(Data items)
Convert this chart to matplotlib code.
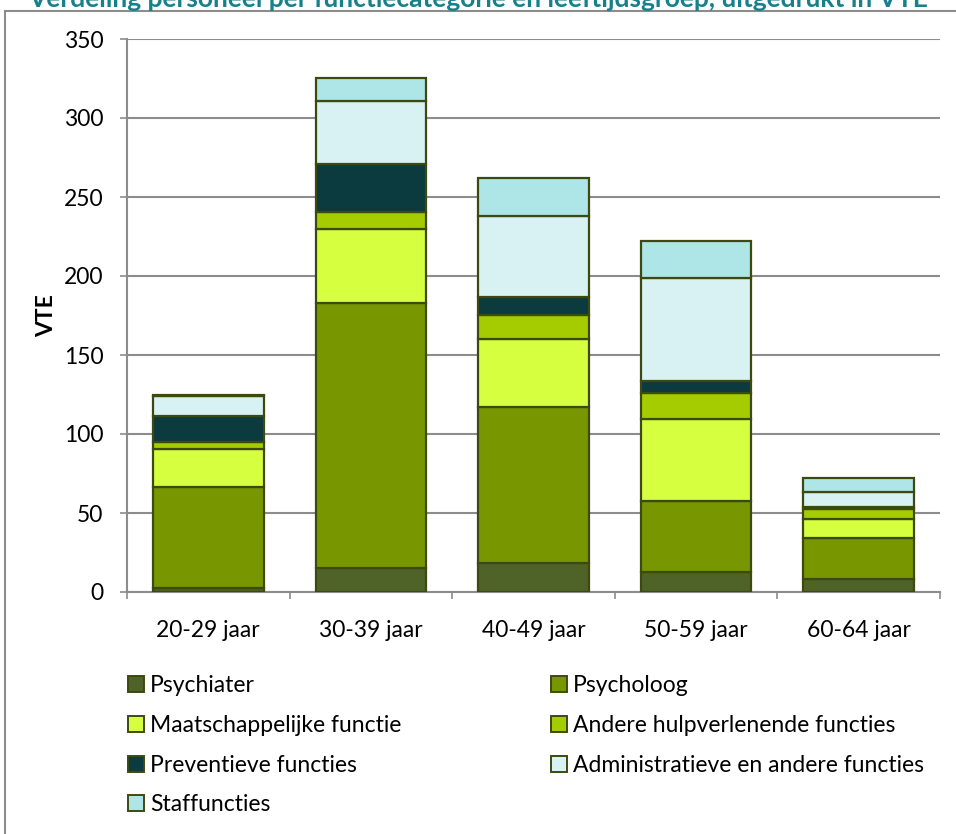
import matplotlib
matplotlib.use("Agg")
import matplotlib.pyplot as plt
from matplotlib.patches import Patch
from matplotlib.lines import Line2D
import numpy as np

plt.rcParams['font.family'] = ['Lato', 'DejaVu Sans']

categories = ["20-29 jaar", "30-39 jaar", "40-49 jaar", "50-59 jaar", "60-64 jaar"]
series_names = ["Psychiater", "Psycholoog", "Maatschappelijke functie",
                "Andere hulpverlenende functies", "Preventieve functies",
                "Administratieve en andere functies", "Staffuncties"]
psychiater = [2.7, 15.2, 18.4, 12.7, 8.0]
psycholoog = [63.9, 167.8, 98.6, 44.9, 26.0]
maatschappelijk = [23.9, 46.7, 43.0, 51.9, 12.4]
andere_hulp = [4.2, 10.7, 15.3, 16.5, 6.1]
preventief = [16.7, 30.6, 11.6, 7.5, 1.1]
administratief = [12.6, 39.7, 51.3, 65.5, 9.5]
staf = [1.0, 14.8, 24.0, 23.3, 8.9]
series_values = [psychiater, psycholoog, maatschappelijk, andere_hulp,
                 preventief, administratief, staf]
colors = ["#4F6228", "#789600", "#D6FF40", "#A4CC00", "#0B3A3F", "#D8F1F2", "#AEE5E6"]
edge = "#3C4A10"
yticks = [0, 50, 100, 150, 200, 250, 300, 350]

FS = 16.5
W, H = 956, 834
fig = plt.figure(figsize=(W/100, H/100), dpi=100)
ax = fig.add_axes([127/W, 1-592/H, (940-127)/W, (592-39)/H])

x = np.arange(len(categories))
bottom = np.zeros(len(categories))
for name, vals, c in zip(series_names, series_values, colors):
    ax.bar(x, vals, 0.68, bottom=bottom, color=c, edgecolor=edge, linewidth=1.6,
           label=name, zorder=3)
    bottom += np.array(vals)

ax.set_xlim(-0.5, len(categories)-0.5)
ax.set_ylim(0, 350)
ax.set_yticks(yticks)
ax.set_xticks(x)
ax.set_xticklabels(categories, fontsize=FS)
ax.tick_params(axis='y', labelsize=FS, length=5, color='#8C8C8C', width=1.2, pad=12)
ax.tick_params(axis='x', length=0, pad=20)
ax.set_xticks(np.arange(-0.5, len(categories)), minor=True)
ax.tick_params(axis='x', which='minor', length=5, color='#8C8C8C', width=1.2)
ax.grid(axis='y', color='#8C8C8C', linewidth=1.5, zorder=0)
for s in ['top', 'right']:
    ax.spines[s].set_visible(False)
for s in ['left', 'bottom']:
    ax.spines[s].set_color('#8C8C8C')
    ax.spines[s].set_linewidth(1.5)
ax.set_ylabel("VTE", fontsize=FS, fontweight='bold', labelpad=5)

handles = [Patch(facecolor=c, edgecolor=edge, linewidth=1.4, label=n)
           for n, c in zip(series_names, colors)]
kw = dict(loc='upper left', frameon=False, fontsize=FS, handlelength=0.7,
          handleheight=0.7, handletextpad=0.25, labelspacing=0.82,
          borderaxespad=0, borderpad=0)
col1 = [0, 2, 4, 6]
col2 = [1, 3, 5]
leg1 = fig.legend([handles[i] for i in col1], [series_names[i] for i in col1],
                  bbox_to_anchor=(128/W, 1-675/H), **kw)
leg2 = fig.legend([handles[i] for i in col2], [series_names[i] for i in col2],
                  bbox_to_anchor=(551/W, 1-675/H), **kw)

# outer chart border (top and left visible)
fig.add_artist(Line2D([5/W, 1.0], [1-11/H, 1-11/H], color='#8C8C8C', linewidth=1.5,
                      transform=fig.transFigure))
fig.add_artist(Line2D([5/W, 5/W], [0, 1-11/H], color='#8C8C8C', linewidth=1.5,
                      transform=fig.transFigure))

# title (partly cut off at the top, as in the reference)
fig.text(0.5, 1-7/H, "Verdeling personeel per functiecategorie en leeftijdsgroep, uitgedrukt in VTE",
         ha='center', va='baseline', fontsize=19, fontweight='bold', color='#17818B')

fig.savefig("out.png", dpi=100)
---
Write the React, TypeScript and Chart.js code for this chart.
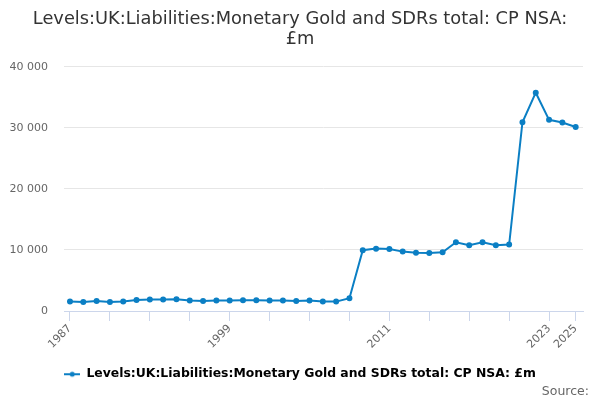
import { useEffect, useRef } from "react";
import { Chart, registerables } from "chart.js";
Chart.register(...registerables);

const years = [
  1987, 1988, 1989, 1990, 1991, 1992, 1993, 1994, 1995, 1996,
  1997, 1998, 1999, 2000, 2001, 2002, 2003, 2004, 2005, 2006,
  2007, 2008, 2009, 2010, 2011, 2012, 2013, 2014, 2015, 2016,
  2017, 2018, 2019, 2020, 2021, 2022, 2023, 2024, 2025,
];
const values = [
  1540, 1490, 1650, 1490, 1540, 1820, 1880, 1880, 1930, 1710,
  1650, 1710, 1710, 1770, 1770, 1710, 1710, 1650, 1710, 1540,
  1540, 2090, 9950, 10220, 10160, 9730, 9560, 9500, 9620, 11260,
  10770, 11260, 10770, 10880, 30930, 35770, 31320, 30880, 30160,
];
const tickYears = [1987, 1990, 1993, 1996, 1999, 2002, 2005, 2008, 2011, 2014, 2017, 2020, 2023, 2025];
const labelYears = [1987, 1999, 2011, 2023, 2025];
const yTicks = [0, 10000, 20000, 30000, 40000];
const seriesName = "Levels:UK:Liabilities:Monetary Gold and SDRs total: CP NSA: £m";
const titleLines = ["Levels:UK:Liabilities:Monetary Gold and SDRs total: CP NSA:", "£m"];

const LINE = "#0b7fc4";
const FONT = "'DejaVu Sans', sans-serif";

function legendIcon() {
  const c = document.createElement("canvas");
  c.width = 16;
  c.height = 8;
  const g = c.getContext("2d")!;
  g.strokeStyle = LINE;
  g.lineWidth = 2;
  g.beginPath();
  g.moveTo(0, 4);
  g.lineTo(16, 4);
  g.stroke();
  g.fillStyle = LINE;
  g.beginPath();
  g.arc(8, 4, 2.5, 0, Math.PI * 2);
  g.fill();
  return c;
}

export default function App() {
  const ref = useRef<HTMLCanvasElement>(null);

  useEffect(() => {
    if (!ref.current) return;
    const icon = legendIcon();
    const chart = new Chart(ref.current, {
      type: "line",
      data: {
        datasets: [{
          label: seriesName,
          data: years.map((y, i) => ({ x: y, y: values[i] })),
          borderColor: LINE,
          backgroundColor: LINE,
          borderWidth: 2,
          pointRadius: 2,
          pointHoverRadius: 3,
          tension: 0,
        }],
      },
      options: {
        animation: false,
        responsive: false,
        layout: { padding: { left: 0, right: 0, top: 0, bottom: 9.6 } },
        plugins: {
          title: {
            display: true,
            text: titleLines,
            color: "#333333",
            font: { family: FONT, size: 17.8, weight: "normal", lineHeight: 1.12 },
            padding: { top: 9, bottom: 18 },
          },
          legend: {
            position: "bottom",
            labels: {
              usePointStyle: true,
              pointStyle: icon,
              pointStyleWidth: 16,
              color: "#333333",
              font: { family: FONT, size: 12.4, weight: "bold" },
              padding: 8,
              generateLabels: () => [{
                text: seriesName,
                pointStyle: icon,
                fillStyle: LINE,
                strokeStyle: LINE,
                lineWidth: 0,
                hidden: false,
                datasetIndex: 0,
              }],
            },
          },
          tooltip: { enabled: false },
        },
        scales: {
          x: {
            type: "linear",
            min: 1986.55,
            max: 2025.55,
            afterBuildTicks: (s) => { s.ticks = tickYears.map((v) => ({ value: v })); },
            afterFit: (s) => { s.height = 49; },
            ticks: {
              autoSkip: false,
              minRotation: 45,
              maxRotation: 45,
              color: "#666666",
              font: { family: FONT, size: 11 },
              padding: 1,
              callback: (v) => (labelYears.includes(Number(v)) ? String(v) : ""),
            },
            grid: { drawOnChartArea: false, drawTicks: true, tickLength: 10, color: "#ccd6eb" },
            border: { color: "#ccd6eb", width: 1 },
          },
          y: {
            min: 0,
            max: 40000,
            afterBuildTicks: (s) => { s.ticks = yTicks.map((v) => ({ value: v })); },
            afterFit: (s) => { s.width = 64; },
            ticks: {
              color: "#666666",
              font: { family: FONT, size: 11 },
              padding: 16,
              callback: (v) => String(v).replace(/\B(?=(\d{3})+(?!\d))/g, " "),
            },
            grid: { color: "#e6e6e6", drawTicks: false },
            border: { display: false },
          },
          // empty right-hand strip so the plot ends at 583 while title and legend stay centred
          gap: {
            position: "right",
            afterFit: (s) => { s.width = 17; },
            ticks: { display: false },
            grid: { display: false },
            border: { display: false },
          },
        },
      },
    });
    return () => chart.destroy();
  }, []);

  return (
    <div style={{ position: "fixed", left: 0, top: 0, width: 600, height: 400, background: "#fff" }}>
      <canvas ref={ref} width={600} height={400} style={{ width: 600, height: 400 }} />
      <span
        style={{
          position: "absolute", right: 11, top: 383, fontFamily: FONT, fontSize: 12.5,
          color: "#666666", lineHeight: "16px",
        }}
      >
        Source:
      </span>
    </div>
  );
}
==
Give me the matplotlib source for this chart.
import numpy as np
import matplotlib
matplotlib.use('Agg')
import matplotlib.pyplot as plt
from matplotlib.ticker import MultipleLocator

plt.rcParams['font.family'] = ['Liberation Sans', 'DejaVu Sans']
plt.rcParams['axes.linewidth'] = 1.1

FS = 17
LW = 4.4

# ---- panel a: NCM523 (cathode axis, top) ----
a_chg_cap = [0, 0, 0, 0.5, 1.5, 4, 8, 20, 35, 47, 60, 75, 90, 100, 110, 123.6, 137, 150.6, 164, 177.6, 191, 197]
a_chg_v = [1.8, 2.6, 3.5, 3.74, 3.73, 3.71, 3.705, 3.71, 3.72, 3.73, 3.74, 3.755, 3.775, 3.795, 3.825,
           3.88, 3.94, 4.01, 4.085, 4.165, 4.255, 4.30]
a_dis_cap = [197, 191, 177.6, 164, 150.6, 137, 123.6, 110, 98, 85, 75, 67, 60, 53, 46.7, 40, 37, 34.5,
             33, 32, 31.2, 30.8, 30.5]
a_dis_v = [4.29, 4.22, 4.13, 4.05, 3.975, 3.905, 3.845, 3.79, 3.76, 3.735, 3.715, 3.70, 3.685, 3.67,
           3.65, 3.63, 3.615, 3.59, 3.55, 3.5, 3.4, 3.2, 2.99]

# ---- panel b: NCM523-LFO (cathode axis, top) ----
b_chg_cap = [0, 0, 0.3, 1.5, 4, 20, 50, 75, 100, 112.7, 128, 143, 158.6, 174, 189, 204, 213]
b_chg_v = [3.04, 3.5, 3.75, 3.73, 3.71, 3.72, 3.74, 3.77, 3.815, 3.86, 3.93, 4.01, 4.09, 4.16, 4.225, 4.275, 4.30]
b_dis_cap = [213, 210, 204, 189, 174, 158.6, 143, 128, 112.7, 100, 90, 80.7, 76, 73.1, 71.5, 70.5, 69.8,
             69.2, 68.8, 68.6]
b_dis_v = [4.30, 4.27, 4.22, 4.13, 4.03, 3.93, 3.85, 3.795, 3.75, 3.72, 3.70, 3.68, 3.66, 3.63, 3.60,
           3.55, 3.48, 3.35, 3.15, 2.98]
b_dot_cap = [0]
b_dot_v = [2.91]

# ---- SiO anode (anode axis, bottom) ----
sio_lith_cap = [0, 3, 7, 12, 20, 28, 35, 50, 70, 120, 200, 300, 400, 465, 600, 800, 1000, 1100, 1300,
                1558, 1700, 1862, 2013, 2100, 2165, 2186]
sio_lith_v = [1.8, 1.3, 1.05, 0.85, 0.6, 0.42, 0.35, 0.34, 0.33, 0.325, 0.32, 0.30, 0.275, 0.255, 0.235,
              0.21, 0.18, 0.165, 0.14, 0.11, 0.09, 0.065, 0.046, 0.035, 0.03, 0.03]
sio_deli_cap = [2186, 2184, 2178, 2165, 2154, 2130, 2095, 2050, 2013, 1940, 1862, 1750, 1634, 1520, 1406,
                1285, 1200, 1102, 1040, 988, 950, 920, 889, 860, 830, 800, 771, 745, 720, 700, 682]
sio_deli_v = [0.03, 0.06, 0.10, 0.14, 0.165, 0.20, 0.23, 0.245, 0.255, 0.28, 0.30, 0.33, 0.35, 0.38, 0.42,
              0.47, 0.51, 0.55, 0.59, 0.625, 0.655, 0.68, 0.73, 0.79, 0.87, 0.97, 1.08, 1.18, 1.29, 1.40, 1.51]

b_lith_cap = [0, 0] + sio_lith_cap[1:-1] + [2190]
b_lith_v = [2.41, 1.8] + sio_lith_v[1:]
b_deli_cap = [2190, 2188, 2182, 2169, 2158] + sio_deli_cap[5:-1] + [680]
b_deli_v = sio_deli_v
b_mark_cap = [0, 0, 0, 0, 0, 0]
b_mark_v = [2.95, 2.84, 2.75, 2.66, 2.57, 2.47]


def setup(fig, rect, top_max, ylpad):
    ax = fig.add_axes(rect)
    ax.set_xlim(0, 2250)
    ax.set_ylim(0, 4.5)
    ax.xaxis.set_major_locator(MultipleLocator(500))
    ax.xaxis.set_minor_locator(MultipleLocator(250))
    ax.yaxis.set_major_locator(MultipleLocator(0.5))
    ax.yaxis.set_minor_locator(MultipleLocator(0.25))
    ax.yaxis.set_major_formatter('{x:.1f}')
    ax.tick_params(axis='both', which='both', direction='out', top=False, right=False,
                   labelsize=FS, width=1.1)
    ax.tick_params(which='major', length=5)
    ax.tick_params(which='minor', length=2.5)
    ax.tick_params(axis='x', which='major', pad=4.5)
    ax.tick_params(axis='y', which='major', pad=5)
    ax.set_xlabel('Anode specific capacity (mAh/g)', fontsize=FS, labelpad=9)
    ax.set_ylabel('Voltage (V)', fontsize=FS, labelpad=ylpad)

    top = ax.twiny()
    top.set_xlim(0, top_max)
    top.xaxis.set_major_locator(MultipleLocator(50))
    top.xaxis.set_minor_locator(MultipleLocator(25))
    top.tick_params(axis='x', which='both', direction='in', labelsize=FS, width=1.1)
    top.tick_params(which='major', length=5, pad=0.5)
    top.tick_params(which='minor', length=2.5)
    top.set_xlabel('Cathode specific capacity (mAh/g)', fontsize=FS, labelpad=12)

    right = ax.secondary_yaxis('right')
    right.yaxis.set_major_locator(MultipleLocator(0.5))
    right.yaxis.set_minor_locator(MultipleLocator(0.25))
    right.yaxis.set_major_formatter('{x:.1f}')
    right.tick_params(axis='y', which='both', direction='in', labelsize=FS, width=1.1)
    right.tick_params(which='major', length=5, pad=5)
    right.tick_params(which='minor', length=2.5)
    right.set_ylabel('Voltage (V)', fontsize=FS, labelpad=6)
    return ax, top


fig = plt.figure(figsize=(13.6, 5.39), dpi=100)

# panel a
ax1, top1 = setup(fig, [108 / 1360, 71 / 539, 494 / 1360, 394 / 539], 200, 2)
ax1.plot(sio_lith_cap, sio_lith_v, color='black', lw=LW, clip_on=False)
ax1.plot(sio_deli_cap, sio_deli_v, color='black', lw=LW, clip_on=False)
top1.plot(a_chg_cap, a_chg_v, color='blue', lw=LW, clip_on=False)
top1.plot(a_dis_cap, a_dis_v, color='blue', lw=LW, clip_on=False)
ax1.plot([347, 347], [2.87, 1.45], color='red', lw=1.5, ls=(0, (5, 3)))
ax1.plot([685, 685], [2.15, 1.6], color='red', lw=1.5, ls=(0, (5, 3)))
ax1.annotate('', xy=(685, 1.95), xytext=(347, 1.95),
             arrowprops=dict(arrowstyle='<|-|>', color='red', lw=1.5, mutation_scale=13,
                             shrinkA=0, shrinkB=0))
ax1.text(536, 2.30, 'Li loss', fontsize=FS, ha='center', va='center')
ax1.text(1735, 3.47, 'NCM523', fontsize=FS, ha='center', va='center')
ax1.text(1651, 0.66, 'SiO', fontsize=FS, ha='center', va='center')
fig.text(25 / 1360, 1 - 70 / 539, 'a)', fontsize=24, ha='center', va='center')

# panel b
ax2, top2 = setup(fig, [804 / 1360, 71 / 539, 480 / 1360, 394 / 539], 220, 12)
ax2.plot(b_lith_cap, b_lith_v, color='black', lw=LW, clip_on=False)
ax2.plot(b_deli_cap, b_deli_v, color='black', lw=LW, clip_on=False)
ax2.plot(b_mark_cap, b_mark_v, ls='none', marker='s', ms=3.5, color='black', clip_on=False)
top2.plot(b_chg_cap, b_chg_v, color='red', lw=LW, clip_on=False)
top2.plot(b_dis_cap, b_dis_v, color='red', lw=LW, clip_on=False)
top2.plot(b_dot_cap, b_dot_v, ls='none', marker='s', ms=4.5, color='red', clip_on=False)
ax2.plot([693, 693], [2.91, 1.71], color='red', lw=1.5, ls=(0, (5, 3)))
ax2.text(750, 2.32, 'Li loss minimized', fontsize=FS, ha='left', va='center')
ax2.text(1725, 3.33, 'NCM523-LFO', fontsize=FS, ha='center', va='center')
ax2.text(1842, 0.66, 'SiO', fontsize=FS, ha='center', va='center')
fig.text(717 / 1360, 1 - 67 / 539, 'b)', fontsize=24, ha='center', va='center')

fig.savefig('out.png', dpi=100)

Task brief
Repeat exactly, and only, the entries from the line with "Write the React, TypeScript" through the line with "Chart.register(...registerables);". Pictures are skipped.

Written response
Write the React, TypeScript and Chart.js code for this chart.
import { useEffect, useRef } from "react";
import { Chart, registerables } from "chart.js";
Chart.register(...registerables);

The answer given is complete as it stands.